Preston James Byerly (appellant) appeals his multiple convictions and judgments for aggravated robbery with a deadly weapon. Upon pleading guilty to the four indictments, and after presenting punishment evidence, appellant was sentenced to forty years in prison for each offense. Before us is appointed counsels motion to withdraw, together with an Anders1 brief, wherein he certified that, after diligently searching the record, he concluded that the appeal was without merit. Along with his brief, appellate counsel filed a copy of a letter sent to appellant informing him of counsels belief that there was no reversible error and of appellants right to file a response pro se. By letter dated March 11, 2011, this court also notified appellant of his right to tender his own response and set April 11, 2011, as the deadline to do so. To date, no response has been filed.

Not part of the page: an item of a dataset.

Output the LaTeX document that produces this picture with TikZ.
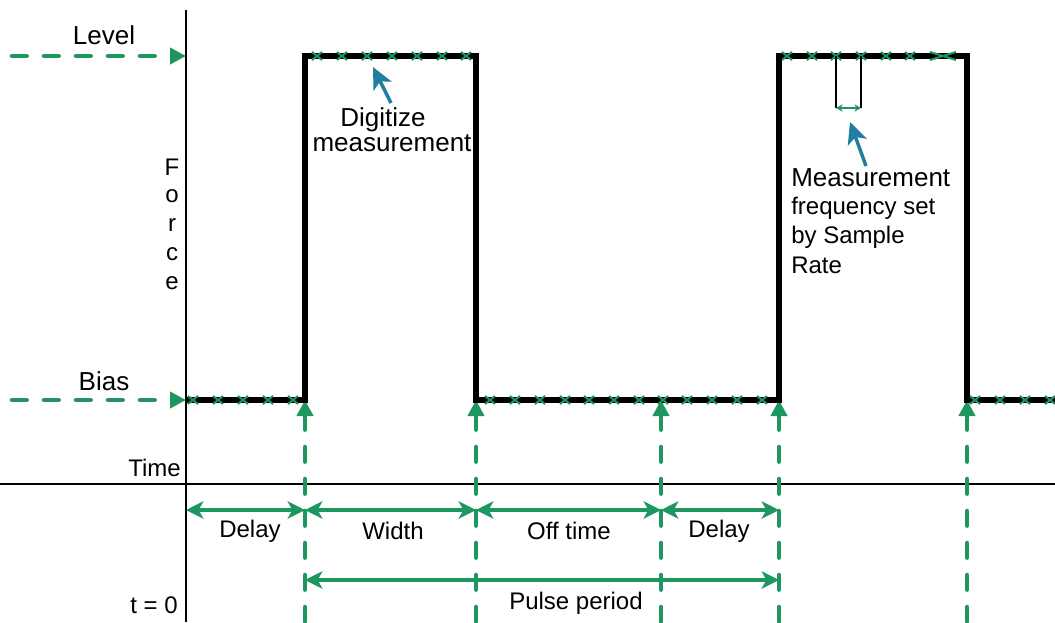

In compliance with the principles enunciated in Anders, appellate counsel discussed six potential areas for appeal. They included 1) the adequacy of the indictments, 2) the trial courts jurisdiction, 3) whether the open plea of guilty was valid, 4) trial court error in denying appellants motion for new trial, 5) possible punishment error including a discussion on cruel and unusual punishment and 6) disproportionate sentencing. However, counsel then proceeded to explain why none of the issues required reversal on appeal.
In addition, we conducted our own review of the record to assess the accuracy of appellate counsels conclusions and to uncover any reversible error pursuant to Stafford v. State, 813 S.W.2d 508 (Tex. Crim. App. 1991). After doing so, we concur with those conclusions.
Accordingly, the motion to withdraw is granted, and the judgments are affirmed.